Except that was three years ago, and you’ve said not a peep on that subject since then. Instead we get empty platitudes on how healthy food is good for business. Well, the processed-food industry knows that what’s really good for business is engineering food products that hit consumers’ “bliss point” of flavor and texture. I’m going to let Michael Moss of the New York Times lay it out for you:
The public and the food companies have known for decades now — or at the very least since this meeting — that sugary, salty, fatty foods are not good for us in the quantities that we consume them. So why are the diabetes and obesity and hypertension numbers still spiraling out of control? It’s not just a matter of poor willpower on the part of the consumer and a give-the-people-what-they-want attitude on the part of the food manufacturers. What I found, over four years of research and reporting, was a conscious effort — taking place in labs and marketing meetings and grocery-store aisles — to get people hooked on foods that are convenient and inexpensive.

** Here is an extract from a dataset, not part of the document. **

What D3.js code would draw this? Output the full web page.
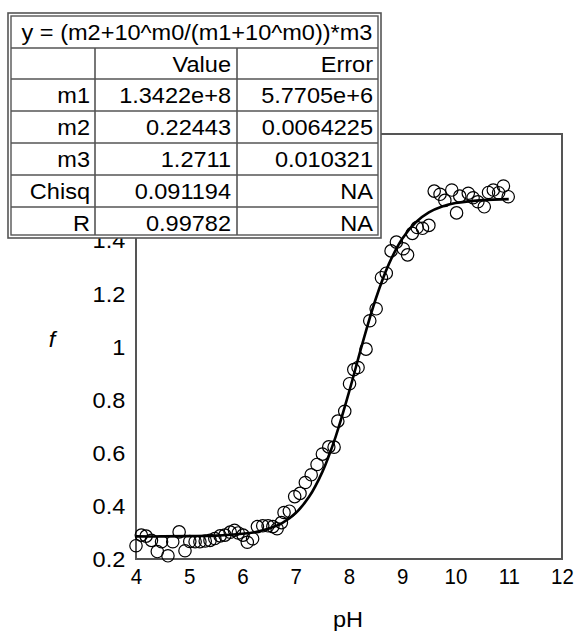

And you know what? That makes perfect sense. These companies are not charities. They make money making food products. They want those products to cost as little as possible to produce and to be so irresistible that consumers eat them every day (or more!).
To achieve that addictive quality, food companies go beyond just tweaking flavors and levels of sweet, fat, and salt. They also pour dozens of chemicals — a veritable industrial stew — into their products. Moss peeks behind the curtain to see how the Wizards of Oscar Mayer concoct their sure-to-be-pleasing products — and that’s scary enough. But Melanie Warner, in her book Pandora’s Lunchbox, takes it a step further and rifles through their cabinets to report what kind of chemicals they’re putting in this “food.” She uses as an example the Subway Sweet Onion Chicken Teriyaki Sandwich:
Ms. Warner reveals the 105 ingredients of Subway’s Sweet Onion Chicken Teriyaki Sandwich. The chicken alone contains such chemicals as potassium chloride (salt), maltodextrin (a starchy thickener), autolyzed yeast extract (a cheap substitute for MSG), gum arabic (tree sap used as a stabilizer), soy protein concentrate (cheap protein additive), and sodium phosphates (more salt!). The Italian white bread, meanwhile, comes equipped with ammonium sulfate (inorganic salt often used in fertilizer), azodicarbonamide (a flour bleaching agent), potassium iodate (a maturing agent for increasing the speed of baking dough), sodium stearoyl lactylate (a fat and sugar replacement for dough conditioning) and natural flavor (natural!). Some of these ingredients provide flavor (autolyzed yeast extract); some extend shelf life (ammonium sulfate); others are simply cheaper than alternatives (soy protein concentrate).
And this from a chain that advertises itself as a healthy alternative! These ingredients are also commonly found in store-bought processed foods. Of course, the industry would argue that it needs each and every one of these chemicals to help the product either reach its bliss point or maintain its freshness for the weeks or months it will sit on a grocery store shelf.
All of which is to ask, Michelle, can this stuff ever be truly healthy? You were right the first time. The answer is no.
Any anti-obesity campaign that ignores the chemical environment — both within the foods that millions of Americans eat as well as within the products that surround us — risks failure.
The power of the food industry, or rather, the power its creations have over us, is too great. Healthy food may be good for business. But unhealthy food is far better. That’s what New York City Mayor Michael Bloomberg understands. Yes, restricting access to products designed to make us happy might, in the short term, make us less happy. But it will also make us more healthy — and we will learn to find happiness somewhere other than at the bottom of a Doritos bag or a two-liter bottle of soda.
As a nation we’ll need more than cheerleading to get us there, Michelle. We’ll need laws. Who better to push for them than you?